Душа России. топология бездорожья. Гл. 1 продолж1

***

   Тридцать лет и три года Илья Муромец немощным сиднем сидел на печи. Силушки не было у молодца. Святогор же не знал, куда силу девать, пригибала она его к земле, давила непосильным грузом, рвалась наружу, прося применения. Метал-крушил скалы, змеев-драконов истреблял, но равного себе не мог найти. Вот только сумочку подорожную, кем-то оброненную, не мог поднять, как не пытался. Что в ней было - тяга ли земная или голубиная книга - о том никому не ведомо. Загрустил с той поры Святогор и поехал по свету скитаться куда кривая вывезет, куда конь привезет.
   Тут-то и повстречался ему Илюша…
   Дальнейшая история такова. После поединка, богатыри побратались и, обменявшись нагрудными крестами, направились к святой горе, где оказались перед гробом, что пришелся в самый раз не Илье Муромцу, но Святогору. Как только последний лег в него, крышка захлопнулась, и как ни рубил ее своим мечом Илья, каждый удар только рождал обручи, все крепче сжимавшие последнее обиталище великана-богатыря. Как толковать эту не имеющую аналогов в других эпосах метафору? Действие силы укрепляет гроб, упрочивает позиции смерти. Сила оказывается бессильна перед тайной смерти. Но Святогор уже из гроба передает свою силу Илье. Преображенная дыханием смерти сила, уже в новом, богатырском чудесном качестве, возвращается к Илье Муромцу, рождая в нем героя. Кроме того, здесь важна процедура вымеривания. Гроб явился точной мерой роста Святогора. Так получаем смерть как мерило роста в качестве чудодейственного средства. Толкований здесь может быть сколько угодно. Митрополит Иоанн Санкт-Петербургский и Ладожский видит в этом сюжете добровольную смерть монаха, отрекающегося от мира1.
   По другой версии, силу Илье приносит вино, которое подносят ему калики перехожие. А что такое вино как не символ безумной радости, радости духа, сбросившего с себя оковы рационального? Конечно, я ни в коей мере не возражаю против иного толкования этой пьянящей субстанции, предложенного, например, Афанасьевым в его «Поэтических воззрениях славян на природу».  Калики, эти вечные странники, вовсе не всегда были убогими слепыми и калеками. Как убедительно показывает Веселовский, первоначально - это православные паломники, подвижники, странствующие богатыри, смирившие себя в нищете и богоугодных делах. Одна из былин, записанных Гильфердингом, так и называется «Калика-богатырь» (Г. 207) и описывает исполина, подымающегося «повыше леса да стоячего, а пониже облачка ходячаго». Увидев посреди чистого поля у Пучай-реки несметную силу неверную, он, наклонившись с высоты своего гигантского роста, выхватывает из середины войска его предводителя Турченко-богатырченко и, узнав, что сила движется ко престольному граду Киеву, спешит предупредить наших об опасности.

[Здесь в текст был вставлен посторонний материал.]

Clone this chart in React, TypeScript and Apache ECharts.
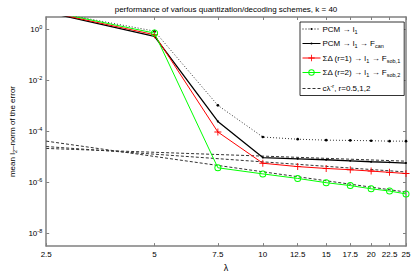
import React, { useEffect, useRef } from "react";
import * as echarts from "echarts";

const lambdas = [2.5, 5, 7.5, 10, 12.5, 15, 17.5, 20, 22.5, 25];
const xTicks = [2.5, 5, 7.5, 10, 12.5, 15, 17.5, 20, 22.5, 25];
const yTicks = [1e-8, 1e-6, 1e-4, 1e-2, 1];

const pcmL1 = [5.5, 0.88, 1.07e-3, 6.1e-5, 5.0e-5, 4.6e-5, 4.48e-5, 4.36e-5, 4.2e-5, 4.2e-5];
const pcmCan = [5.0, 0.55, 2.5e-4, 9.5e-6, 8.5e-6, 7.8e-6, 7.1e-6, 6.5e-6, 6.2e-6, 5.8e-6];
const sd1Sob = [5.2, 0.635, 9.6e-5, 5.7e-6, 4.2e-6, 3.55e-6, 3.17e-6, 2.8e-6, 2.5e-6, 2.24e-6];
const sd2Sob = [5.6, 0.736, 3.77e-6, 2.17e-6, 1.44e-6, 9.8e-7, 7.55e-7, 5.65e-7, 4.6e-7, 3.55e-7];

const refLambdas = [2.5, 25];
const refR05 = [2.17e-5, 6.86e-6];
const refR1 = [2.58e-5, 2.58e-6];
const refR2 = [4.2e-5, 4.2e-7];

const names = [
  "PCM → l1",
  "PCM → l1 → Fcan",
  "ΣΔ (r=1) → l1 → Fsob,1",
  "ΣΔ (r=2) → l1 → Fsob,2",
  "cλ-r, r=0.5,1,2",
];
const legendRich: Record<string, string> = {
  [names[0]]: "PCM → l{sub|1}",
  [names[1]]: "PCM → l{sub|1} → F{sub|can}",
  [names[2]]: "ΣΔ (r=1) → l{sub|1} → F{sub|sob,1}",
  [names[3]]: "ΣΔ (r=2) → l{sub|1} → F{sub|sob,2}",
  [names[4]]: "cλ{sup|-r}, r=0.5,1,2",
};

const FONT = "Liberation Sans, Arial, Helvetica, sans-serif";
const AX = "#808080";
const plus = "path://M4.35,0H5.65V4.35H10V5.65H5.65V10H4.35V5.65H0V4.35H4.35Z";
// small dot centred in a 10x10 box (the moves set the box)
const dot = "path://M0,0M10,10M3.5,5A1.5,1.5,0,1,0,6.5,5A1.5,1.5,0,1,0,3.5,5Z";
// thin open ring
const ring =
  "path://M0,5A5,5,0,1,1,10,5A5,5,0,1,1,0,5ZM1.4,5A3.6,3.6,0,1,0,8.6,5A3.6,3.6,0,1,0,1.4,5Z";

const pairs = (xs: number[], ys: number[]) => xs.map((x, i) => [x, ys[i]]);

export default function App() {
  const ref = useRef<HTMLDivElement>(null);
  useEffect(() => {
    const chart = echarts.init(ref.current!, null, { renderer: "svg" });
    const dashed = (data: number[]) => ({
      type: "line",
      name: names[4],
      data: pairs(refLambdas, data),
      symbol: "none",
      itemStyle: { color: "#333" },
      lineStyle: { color: "#333", width: 1, type: [3, 2] },
      z: 1,
    });
    chart.setOption({
      animation: false,
      title: {
        text: "performance of various quantization/decoding schemes, k = 40",
        left: 221,
        top: 0,
        textAlign: "center",
        textStyle: { fontSize: 8, fontWeight: "normal", color: "#000", fontFamily: FONT },
      },
      legend: {
        orient: "vertical",
        left: 300,
        top: 22,
        width: 104,
        padding: [3, 4, 3, 2],
        itemGap: 5,
        itemWidth: 18,
        itemHeight: 8,
        backgroundColor: "#fff",
        borderColor: "#000",
        borderWidth: 0.8,
        borderRadius: 0,
        lineStyle: { width: 1 },
        data: [
          names[0],
          names[1],
          names[2],
          names[3],
          { name: names[4], itemStyle: { opacity: 0 } },
        ],
        formatter: (n: string) => legendRich[n] || n,
        textStyle: {
          fontSize: 8,
          fontFamily: FONT,
          color: "#000",
          padding: [0, 0, 0, -3],
          rich: {
            sub: { fontSize: 5.5, padding: [5, 0, 0, 0], fontFamily: FONT },
            sup: { fontSize: 5.5, padding: [0, 0, 5, 0], fontFamily: FONT },
          },
        },
      },
      grid: { left: 33, top: 17, width: 373, height: 237, containLabel: false },
      xAxis: [
        {
          type: "log",
          logBase: 10,
          min: 2.5,
          max: 25,
          name: "λ",
          nameLocation: "middle",
          nameGap: 13,
          nameTextStyle: { fontSize: 9, color: "#000", fontFamily: FONT },
          axisLine: { lineStyle: { color: AX, width: 1.5 } },
          axisTick: { inside: true, length: 3, customValues: xTicks, lineStyle: { color: AX } },
          axisLabel: {
            customValues: xTicks,
            formatter: (v: number) => String(Math.round(v * 10) / 10),
            fontSize: 8,
            color: "#000",
            margin: 4,
            fontFamily: FONT,
          },
          splitLine: { show: false },
          minorTick: { show: false },
        },
        {
          type: "log",
          logBase: 10,
          position: "top",
          min: 2.5,
          max: 25,
          axisLine: { lineStyle: { color: AX, width: 1.5 } },
          axisTick: { inside: true, length: 3, customValues: xTicks, lineStyle: { color: AX } },
          axisLabel: { show: false },
          splitLine: { show: false },
        },
      ],
      yAxis: [
        {
          type: "log",
          logBase: 10,
          min: Math.pow(10, -8.5),
          max: Math.pow(10, 0.5),
          name: "mean l{sub|2}–norm of the error",
          nameLocation: "middle",
          nameGap: 19,
          nameRotate: 90,
          nameTextStyle: {
            fontSize: 8,
            color: "#000",
            fontFamily: FONT,
            rich: { sub: { fontSize: 5.5, padding: [5, 0, 0, 0], fontFamily: FONT, color: "#000" } },
          },
          axisLine: { lineStyle: { color: AX, width: 1.5 } },
          axisTick: { inside: true, length: 3, customValues: yTicks, lineStyle: { color: AX } },
          axisLabel: {
            customValues: yTicks,
            formatter: (v: number) => `10{sup|${Math.round(Math.log10(v))}}`,
            fontSize: 8,
            color: "#000",
            margin: 4,
            fontFamily: FONT,
            rich: { sup: { fontSize: 5.5, padding: [0, 0, 5, 0], fontFamily: FONT, color: "#000" } },
          },
          splitLine: { show: false },
        },
        {
          type: "log",
          logBase: 10,
          position: "right",
          min: Math.pow(10, -8.5),
          max: Math.pow(10, 0.5),
          axisLine: { lineStyle: { color: AX, width: 1.5 } },
          axisTick: { inside: true, length: 3, customValues: yTicks, lineStyle: { color: AX } },
          axisLabel: { show: false },
          splitLine: { show: false },
        },
      ],
      series: [
        {
          type: "line",
          name: names[0],
          data: pairs(lambdas, pcmL1),
          symbol: dot,
          symbolSize: 9,
          itemStyle: { color: "#000" },
          lineStyle: { color: "#000", width: 0.8, type: [1, 2] },
          z: 3,
        },
        {
          type: "line",
          name: names[1],
          data: pairs(lambdas, pcmCan),
          symbol: dot,
          symbolSize: 7,
          itemStyle: { color: "#000" },
          lineStyle: { color: "#000", width: 1.3 },
          z: 3,
        },
        {
          type: "line",
          name: names[2],
          data: pairs(lambdas, sd1Sob),
          symbol: plus,
          symbolSize: 7,
          itemStyle: { color: "#ff0000" },
          lineStyle: { color: "#ff0000", width: 1 },
          z: 4,
        },
        {
          type: "line",
          name: names[3],
          data: pairs(lambdas, sd2Sob),
          symbol: ring,
          symbolSize: 7,
          itemStyle: { color: "#00ff00" },
          lineStyle: { color: "#00ff00", width: 1 },
          z: 5,
        },
        dashed(refR05),
        dashed(refR1),
        dashed(refR2),
      ],
    });
    return () => chart.dispose();
  }, []);
  return (
    <div
      ref={ref}
      style={{ position: "fixed", left: 0, top: 0, width: 415, height: 277, background: "#fff" }}
    />
  );
}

   Да, скажет скептически настроенный читатель, были калики богатырями, да стали калеками-слепцами. Вырождение-с налицо, сударь. На это отвечу просто: факт исторический не есть факт духовный. У кого-то богатырь в сердце уснул, у кого-то ослеп, а у третьего - просыпается! Одни совершают паломничество с посохом в руках и котомкой за плечами, другие - с книгой в руках, не выходя из дома. А то и с закрытыми глазами.
   По большому счету, обе эти версии повествуют об одном - о рождении русского героя. Только в первом случае выделяется силовой, а во втором - благодатный - аспекты вопроса. В первом - важна мера, устанавливающая границы смерти, во втором - речь идет о веселии духа, свободном от ограничений.